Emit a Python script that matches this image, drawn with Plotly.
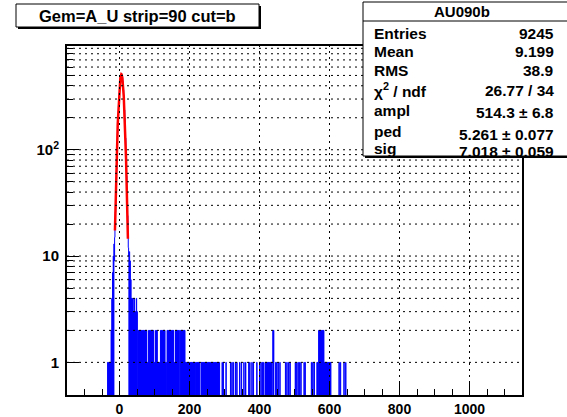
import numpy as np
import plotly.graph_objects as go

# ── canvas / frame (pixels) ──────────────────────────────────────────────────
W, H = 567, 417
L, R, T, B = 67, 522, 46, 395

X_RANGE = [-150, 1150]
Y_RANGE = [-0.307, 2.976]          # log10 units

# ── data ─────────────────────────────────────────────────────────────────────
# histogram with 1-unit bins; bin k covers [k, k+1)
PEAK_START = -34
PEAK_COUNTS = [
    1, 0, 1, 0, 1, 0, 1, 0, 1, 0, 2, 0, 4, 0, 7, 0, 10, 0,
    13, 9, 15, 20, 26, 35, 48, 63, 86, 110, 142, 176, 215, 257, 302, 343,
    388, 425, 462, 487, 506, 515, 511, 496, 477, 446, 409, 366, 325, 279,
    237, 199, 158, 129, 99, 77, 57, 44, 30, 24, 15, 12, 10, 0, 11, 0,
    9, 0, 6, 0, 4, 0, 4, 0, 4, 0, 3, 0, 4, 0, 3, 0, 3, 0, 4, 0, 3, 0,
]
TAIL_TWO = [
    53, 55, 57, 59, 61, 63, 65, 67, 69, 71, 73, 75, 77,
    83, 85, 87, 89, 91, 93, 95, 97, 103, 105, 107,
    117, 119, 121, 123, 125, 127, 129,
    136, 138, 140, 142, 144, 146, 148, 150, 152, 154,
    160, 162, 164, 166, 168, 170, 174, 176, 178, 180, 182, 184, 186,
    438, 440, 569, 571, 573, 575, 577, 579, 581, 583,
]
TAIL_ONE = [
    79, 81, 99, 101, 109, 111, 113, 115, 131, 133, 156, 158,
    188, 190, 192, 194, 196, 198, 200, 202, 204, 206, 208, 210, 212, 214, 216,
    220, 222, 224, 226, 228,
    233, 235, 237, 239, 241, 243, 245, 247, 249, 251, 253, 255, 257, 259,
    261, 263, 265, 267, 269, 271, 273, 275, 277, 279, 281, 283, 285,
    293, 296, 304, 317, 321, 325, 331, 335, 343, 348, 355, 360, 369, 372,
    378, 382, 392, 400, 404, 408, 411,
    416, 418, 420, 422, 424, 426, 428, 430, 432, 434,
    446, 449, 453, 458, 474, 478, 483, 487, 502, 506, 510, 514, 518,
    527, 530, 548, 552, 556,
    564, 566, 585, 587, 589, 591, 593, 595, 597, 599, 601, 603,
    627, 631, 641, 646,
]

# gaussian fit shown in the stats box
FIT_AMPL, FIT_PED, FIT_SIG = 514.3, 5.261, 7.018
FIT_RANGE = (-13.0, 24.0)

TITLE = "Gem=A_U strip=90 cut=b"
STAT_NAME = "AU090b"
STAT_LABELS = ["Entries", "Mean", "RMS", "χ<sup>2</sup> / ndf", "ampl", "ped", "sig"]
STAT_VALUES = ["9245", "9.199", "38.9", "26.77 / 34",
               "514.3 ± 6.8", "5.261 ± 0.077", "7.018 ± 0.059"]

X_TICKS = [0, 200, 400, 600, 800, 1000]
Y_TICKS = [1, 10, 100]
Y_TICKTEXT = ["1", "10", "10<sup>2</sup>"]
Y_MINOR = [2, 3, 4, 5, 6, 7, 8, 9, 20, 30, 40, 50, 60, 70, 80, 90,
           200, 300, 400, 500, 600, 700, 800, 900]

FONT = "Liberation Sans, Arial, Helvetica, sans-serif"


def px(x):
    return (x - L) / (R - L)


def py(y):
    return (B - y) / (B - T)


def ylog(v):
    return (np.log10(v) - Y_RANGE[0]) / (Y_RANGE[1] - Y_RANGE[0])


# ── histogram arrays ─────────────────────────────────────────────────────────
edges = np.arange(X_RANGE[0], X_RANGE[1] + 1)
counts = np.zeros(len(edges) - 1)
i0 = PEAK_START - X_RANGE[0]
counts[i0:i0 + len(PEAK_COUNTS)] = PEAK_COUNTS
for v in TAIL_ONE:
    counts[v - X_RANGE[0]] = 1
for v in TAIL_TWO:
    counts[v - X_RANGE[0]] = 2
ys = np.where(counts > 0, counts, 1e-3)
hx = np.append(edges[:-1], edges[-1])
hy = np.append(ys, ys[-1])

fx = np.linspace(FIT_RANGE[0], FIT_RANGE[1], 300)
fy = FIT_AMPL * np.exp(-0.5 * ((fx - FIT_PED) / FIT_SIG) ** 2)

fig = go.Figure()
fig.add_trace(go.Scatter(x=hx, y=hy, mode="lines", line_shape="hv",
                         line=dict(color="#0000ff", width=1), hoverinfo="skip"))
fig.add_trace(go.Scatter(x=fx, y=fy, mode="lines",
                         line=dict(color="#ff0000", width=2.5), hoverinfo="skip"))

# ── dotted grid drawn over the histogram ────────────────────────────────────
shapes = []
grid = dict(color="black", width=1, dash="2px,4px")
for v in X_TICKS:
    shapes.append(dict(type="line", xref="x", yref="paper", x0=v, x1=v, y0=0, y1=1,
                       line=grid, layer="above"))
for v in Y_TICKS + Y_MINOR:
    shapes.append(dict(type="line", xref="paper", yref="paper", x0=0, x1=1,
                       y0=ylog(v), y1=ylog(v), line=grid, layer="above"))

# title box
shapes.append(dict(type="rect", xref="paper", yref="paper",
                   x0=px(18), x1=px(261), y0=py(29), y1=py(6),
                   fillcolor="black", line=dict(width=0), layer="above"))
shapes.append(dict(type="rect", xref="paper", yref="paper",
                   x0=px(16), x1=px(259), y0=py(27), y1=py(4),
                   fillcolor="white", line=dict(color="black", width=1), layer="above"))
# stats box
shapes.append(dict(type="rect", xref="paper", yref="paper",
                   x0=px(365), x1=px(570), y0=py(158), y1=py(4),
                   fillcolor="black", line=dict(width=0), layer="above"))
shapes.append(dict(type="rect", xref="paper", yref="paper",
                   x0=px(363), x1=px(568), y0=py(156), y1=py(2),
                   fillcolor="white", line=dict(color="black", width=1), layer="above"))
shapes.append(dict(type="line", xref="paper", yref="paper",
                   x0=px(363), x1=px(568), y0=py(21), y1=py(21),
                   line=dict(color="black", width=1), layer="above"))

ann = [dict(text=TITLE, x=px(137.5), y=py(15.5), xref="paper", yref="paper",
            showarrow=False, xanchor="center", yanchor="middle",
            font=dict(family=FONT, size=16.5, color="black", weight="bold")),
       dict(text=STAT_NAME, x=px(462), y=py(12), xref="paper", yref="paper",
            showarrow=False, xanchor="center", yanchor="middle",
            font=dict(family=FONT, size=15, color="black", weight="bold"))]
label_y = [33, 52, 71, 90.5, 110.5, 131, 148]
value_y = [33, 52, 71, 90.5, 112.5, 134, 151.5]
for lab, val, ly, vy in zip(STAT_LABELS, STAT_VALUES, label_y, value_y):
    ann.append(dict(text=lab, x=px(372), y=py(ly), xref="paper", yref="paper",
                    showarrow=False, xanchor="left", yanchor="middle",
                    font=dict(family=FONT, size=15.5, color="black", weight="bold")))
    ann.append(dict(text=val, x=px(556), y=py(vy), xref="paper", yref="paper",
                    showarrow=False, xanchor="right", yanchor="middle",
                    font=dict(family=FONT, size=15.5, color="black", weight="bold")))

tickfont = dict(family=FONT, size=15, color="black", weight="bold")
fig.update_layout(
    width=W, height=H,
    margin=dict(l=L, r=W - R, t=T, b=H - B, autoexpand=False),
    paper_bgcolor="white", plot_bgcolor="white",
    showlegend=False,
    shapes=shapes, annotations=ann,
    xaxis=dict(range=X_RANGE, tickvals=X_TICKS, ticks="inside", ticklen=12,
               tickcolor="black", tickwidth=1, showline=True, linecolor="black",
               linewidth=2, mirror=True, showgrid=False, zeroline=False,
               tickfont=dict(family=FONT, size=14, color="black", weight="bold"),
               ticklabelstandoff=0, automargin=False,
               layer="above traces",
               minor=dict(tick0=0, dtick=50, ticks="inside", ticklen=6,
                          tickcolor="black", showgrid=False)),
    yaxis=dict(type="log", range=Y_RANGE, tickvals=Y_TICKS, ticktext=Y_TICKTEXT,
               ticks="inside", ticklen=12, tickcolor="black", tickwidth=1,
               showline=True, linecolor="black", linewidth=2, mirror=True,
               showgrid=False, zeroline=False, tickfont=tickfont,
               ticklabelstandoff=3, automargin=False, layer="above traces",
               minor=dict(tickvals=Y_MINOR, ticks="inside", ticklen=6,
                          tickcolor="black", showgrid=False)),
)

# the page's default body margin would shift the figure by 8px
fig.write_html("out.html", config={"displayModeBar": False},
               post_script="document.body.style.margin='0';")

_ _ _

PROBLEM TO WORK ON =>
Emit the lines of the material exactly, from its first line to the line containing "L, R, T, B = 67, 522, 46, 395", inclusive; leave every picture out.

WRITTEN RESPONSE =>
Emit a Python script that matches this image, drawn with Plotly.
import numpy as np
import plotly.graph_objects as go

# ── canvas / frame (pixels) ──────────────────────────────────────────────────
W, H = 567, 417
L, R, T, B = 67, 522, 46, 395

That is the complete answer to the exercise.